Looking at that error in more detail, it's implying that OpenStack thinks our request was to set:
description=For hdcjenkinsslaveprod-linux-genericslave-13577 (b93379ef-8630-4c65-9fe0-93398acdab5e), from VolumeSnapshot jenkins_slave_ccs (92a49a1f-37d2-4401-ab1a-6fd0cbdd306c).display_name=hdcjenkinsslaveprod-linux-genericslave-13577[0]name=hdcjenkinsslaveprod-linux-genericslave-13577[0]os-vol-mig-status-attr:migstat=nonedisplay_description=For hdcjenkinsslaveprod-linux-genericslave-13577 (b93379ef-8630-4c65-9fe0-93398acdab5e), from VolumeSnapshot jenkins_slave_ccs (92a49a1f-37d2-4401-ab1a-6fd0cbdd306c).
OpenStack is complaining that os-vol-mig-status-attr:migstat is an "Additional" property, implying that we probably shouldn't be setting that ... except this plugin code isn't setting it - that part of the request seems to be being erroneously added in by the openstack4j code.
i.e. The bug seems to lie outside of this plugin code ... but it is causing this plugin to fail.
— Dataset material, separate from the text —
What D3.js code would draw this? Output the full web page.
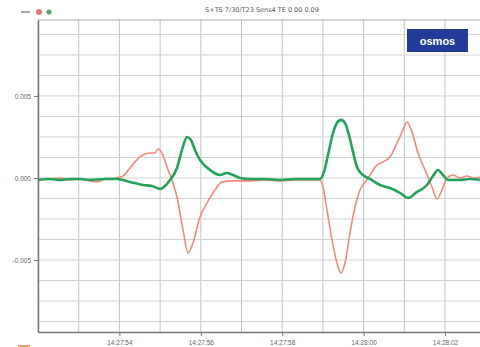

We need a fix and/or workaround - we can't keep our OpenStack instance(s) on ancient versions of the OpenStack software forever.
I think that a good workaround would be to make the plugin tolerate (but log) this exception and then continue on; that'd mean that the issue is no longer a fatal error for us.
A more permanent fix would be to fix the openstack4j code so it doesn't try setting things that it wasn't asked to change ... but it looks like that's a general issue running through that code (e.g. openstack4j #932, #869, #823, #820, #682, #606, #573, #470) and so it may be non-trivial to fix this elegantly.
Note: This happened using both plugin version 2.49 (the version I was using when I first hit this issue) and version 2.50 (the version I switched to in case it fixed it) so it doesn't appear to be affected by the recent change to openstack4j version being used.